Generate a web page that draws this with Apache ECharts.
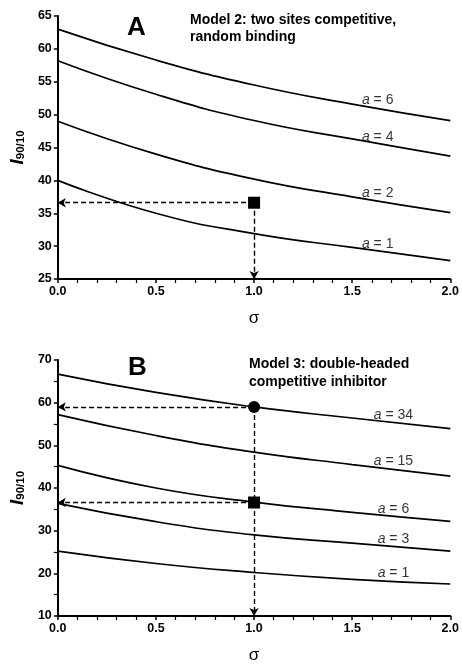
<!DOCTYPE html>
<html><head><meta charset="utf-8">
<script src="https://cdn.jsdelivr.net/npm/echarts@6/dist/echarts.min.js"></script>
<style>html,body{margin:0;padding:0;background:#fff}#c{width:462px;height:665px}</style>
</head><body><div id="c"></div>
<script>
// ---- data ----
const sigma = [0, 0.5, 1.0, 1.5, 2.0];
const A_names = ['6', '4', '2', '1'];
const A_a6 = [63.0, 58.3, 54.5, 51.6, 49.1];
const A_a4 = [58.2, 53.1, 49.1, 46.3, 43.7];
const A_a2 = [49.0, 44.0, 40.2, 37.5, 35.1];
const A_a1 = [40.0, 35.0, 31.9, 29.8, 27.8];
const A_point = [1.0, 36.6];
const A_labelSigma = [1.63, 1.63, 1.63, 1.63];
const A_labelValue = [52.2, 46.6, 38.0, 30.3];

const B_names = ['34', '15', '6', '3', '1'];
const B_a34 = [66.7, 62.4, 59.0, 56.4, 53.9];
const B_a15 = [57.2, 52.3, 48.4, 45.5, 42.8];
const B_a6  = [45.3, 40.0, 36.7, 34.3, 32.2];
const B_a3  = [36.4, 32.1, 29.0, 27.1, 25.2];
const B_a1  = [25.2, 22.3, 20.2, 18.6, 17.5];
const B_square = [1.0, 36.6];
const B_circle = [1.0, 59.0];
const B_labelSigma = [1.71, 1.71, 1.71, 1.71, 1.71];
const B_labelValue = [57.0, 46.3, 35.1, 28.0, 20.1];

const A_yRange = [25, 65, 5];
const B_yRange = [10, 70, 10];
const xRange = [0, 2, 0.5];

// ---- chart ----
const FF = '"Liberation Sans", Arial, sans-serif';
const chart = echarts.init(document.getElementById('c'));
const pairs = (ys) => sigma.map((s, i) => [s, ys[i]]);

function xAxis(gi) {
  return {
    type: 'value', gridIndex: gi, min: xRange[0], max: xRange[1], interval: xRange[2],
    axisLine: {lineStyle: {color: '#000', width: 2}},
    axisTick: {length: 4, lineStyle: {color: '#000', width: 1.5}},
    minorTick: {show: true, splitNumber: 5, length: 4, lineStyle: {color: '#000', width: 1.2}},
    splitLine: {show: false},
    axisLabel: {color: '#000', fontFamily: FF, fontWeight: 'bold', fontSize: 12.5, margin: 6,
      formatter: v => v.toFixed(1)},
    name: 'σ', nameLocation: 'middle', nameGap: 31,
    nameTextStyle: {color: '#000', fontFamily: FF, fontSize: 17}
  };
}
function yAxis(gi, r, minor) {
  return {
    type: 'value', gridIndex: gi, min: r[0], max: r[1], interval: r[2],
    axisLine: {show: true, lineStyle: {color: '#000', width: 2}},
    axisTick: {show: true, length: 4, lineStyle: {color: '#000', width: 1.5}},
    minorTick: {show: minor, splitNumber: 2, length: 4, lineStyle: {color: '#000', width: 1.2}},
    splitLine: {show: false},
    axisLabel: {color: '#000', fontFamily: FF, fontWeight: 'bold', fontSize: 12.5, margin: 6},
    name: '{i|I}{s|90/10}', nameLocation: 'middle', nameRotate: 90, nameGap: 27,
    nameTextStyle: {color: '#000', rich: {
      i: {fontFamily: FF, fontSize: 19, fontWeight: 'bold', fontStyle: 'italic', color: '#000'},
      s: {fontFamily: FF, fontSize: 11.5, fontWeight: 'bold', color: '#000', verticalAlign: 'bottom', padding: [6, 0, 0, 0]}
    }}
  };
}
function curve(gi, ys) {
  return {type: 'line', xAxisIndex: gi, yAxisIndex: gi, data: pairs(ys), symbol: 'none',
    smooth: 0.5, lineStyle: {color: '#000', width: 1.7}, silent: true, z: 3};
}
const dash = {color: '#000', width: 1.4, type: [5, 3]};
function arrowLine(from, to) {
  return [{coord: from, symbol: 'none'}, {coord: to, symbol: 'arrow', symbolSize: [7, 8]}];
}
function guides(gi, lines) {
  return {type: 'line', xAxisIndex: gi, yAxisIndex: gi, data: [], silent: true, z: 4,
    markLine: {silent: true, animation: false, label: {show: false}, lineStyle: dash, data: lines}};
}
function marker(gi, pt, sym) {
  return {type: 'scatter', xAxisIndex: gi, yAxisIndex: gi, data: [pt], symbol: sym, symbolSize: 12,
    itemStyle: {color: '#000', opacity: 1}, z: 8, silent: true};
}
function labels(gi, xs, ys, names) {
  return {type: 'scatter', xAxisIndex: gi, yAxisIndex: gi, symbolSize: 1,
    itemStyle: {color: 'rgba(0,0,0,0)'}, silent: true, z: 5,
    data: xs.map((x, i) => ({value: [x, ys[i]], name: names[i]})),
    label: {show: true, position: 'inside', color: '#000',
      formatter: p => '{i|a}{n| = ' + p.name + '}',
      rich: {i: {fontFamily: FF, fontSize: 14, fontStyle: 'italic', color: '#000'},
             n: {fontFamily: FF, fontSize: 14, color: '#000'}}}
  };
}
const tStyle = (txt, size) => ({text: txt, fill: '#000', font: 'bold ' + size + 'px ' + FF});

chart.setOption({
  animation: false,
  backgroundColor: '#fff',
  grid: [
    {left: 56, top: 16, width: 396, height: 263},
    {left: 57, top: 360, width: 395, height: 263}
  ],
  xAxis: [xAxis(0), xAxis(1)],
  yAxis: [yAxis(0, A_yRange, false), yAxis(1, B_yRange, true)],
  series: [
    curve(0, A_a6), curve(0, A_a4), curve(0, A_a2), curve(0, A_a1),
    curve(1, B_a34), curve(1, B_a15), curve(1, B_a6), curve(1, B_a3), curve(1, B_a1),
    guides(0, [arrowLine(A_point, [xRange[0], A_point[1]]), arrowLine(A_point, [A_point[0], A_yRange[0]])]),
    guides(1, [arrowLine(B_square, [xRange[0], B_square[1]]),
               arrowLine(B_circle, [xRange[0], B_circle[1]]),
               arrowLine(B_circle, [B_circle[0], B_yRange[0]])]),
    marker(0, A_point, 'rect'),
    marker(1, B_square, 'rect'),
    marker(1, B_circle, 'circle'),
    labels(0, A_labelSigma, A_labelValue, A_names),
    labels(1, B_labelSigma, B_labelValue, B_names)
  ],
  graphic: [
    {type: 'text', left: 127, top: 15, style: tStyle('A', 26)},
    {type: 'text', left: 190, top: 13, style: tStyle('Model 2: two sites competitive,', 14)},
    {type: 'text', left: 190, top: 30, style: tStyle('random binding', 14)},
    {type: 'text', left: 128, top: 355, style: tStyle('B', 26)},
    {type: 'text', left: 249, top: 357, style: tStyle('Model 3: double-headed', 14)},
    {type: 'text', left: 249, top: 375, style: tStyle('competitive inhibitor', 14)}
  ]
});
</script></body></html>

EXERCISE PROMPT: Write out every line above exactly as it is, leaving out the pictures.

ANSWER TO THIS EXERCISE:
Generate a web page that draws this with Apache ECharts.
<!DOCTYPE html>
<html><head><meta charset="utf-8">
<script src="https://cdn.jsdelivr.net/npm/echarts@6/dist/echarts.min.js"></script>
<style>html,body{margin:0;padding:0;background:#fff}#c{width:462px;height:665px}</style>
</head><body><div id="c"></div>
<script>
// ---- data ----
const sigma = [0, 0.5, 1.0, 1.5, 2.0];
const A_names = ['6', '4', '2', '1'];
const A_a6 = [63.0, 58.3, 54.5, 51.6, 49.1];
const A_a4 = [58.2, 53.1, 49.1, 46.3, 43.7];
const A_a2 = [49.0, 44.0, 40.2, 37.5, 35.1];
const A_a1 = [40.0, 35.0, 31.9, 29.8, 27.8];
const A_point = [1.0, 36.6];
const A_labelSigma = [1.63, 1.63, 1.63, 1.63];
const A_labelValue = [52.2, 46.6, 38.0, 30.3];

const B_names = ['34', '15', '6', '3', '1'];
const B_a34 = [66.7, 62.4, 59.0, 56.4, 53.9];
const B_a15 = [57.2, 52.3, 48.4, 45.5, 42.8];
const B_a6  = [45.3, 40.0, 36.7, 34.3, 32.2];
const B_a3  = [36.4, 32.1, 29.0, 27.1, 25.2];
const B_a1  = [25.2, 22.3, 20.2, 18.6, 17.5];
const B_square = [1.0, 36.6];
const B_circle = [1.0, 59.0];
const B_labelSigma = [1.71, 1.71, 1.71, 1.71, 1.71];
const B_labelValue = [57.0, 46.3, 35.1, 28.0, 20.1];

const A_yRange = [25, 65, 5];
const B_yRange = [10, 70, 10];
const xRange = [0, 2, 0.5];

// ---- chart ----
const FF = '"Liberation Sans", Arial, sans-serif';
const chart = echarts.init(document.getElementById('c'));
const pairs = (ys) => sigma.map((s, i) => [s, ys[i]]);

function xAxis(gi) {
  return {
    type: 'value', gridIndex: gi, min: xRange[0], max: xRange[1], interval: xRange[2],
    axisLine: {lineStyle: {color: '#000', width: 2}},
    axisTick: {length: 4, lineStyle: {color: '#000', width: 1.5}},
    minorTick: {show: true, splitNumber: 5, length: 4, lineStyle: {color: '#000', width: 1.2}},
    splitLine: {show: false},
    axisLabel: {color: '#000', fontFamily: FF, fontWeight: 'bold', fontSize: 12.5, margin: 6,
      formatter: v => v.toFixed(1)},
    name: 'σ', nameLocation: 'middle', nameGap: 31,
    nameTextStyle: {color: '#000', fontFamily: FF, fontSize: 17}
  };
}
function yAxis(gi, r, minor) {
  return {
    type: 'value', gridIndex: gi, min: r[0], max: r[1], interval: r[2],
    axisLine: {show: true, lineStyle: {color: '#000', width: 2}},
    axisTick: {show: true, length: 4, lineStyle: {color: '#000', width: 1.5}},
    minorTick: {show: minor, splitNumber: 2, length: 4, lineStyle: {color: '#000', width: 1.2}},
    splitLine: {show: false},
    axisLabel: {color: '#000', fontFamily: FF, fontWeight: 'bold', fontSize: 12.5, margin: 6},
    name: '{i|I}{s|90/10}', nameLocation: 'middle', nameRotate: 90, nameGap: 27,
    nameTextStyle: {color: '#000', rich: {
      i: {fontFamily: FF, fontSize: 19, fontWeight: 'bold', fontStyle: 'italic', color: '#000'},
      s: {fontFamily: FF, fontSize: 11.5, fontWeight: 'bold', color: '#000', verticalAlign: 'bottom', padding: [6, 0, 0, 0]}
    }}
  };
}
function curve(gi, ys) {
  return {type: 'line', xAxisIndex: gi, yAxisIndex: gi, data: pairs(ys), symbol: 'none',
    smooth: 0.5, lineStyle: {color: '#000', width: 1.7}, silent: true, z: 3};
}
const dash = {color: '#000', width: 1.4, type: [5, 3]};
function arrowLine(from, to) {
  return [{coord: from, symbol: 'none'}, {coord: to, symbol: 'arrow', symbolSize: [7, 8]}];
}
function guides(gi, lines) {
  return {type: 'line', xAxisIndex: gi, yAxisIndex: gi, data: [], silent: true, z: 4,
    markLine: {silent: true, animation: false, label: {show: false}, lineStyle: dash, data: lines}};
}
function marker(gi, pt, sym) {
  return {type: 'scatter', xAxisIndex: gi, yAxisIndex: gi, data: [pt], symbol: sym, symbolSize: 12,
    itemStyle: {color: '#000', opacity: 1}, z: 8, silent: true};
}
function labels(gi, xs, ys, names) {
  return {type: 'scatter', xAxisIndex: gi, yAxisIndex: gi, symbolSize: 1,
    itemStyle: {color: 'rgba(0,0,0,0)'}, silent: true, z: 5,
    data: xs.map((x, i) => ({value: [x, ys[i]], name: names[i]})),
    label: {show: true, position: 'inside', color: '#000',
      formatter: p => '{i|a}{n| = ' + p.name + '}',
      rich: {i: {fontFamily: FF, fontSize: 14, fontStyle: 'italic', color: '#000'},
             n: {fontFamily: FF, fontSize: 14, color: '#000'}}}
  };
}
const tStyle = (txt, size) => ({text: txt, fill: '#000', font: 'bold ' + size + 'px ' + FF});

chart.setOption({
  animation: false,
  backgroundColor: '#fff',
  grid: [
    {left: 56, top: 16, width: 396, height: 263},
    {left: 57, top: 360, width: 395, height: 263}
  ],
  xAxis: [xAxis(0), xAxis(1)],
  yAxis: [yAxis(0, A_yRange, false), yAxis(1, B_yRange, true)],
  series: [
    curve(0, A_a6), curve(0, A_a4), curve(0, A_a2), curve(0, A_a1),
    curve(1, B_a34), curve(1, B_a15), curve(1, B_a6), curve(1, B_a3), curve(1, B_a1),
    guides(0, [arrowLine(A_point, [xRange[0], A_point[1]]), arrowLine(A_point, [A_point[0], A_yRange[0]])]),
    guides(1, [arrowLine(B_square, [xRange[0], B_square[1]]),
               arrowLine(B_circle, [xRange[0], B_circle[1]]),
               arrowLine(B_circle, [B_circle[0], B_yRange[0]])]),
    marker(0, A_point, 'rect'),
    marker(1, B_square, 'rect'),
    marker(1, B_circle, 'circle'),
    labels(0, A_labelSigma, A_labelValue, A_names),
    labels(1, B_labelSigma, B_labelValue, B_names)
  ],
  graphic: [
    {type: 'text', left: 127, top: 15, style: tStyle('A', 26)},
    {type: 'text', left: 190, top: 13, style: tStyle('Model 2: two sites competitive,', 14)},
    {type: 'text', left: 190, top: 30, style: tStyle('random binding', 14)},
    {type: 'text', left: 128, top: 355, style: tStyle('B', 26)},
    {type: 'text', left: 249, top: 357, style: tStyle('Model 3: double-headed', 14)},
    {type: 'text', left: 249, top: 375, style: tStyle('competitive inhibitor', 14)}
  ]
});
</script></body></html>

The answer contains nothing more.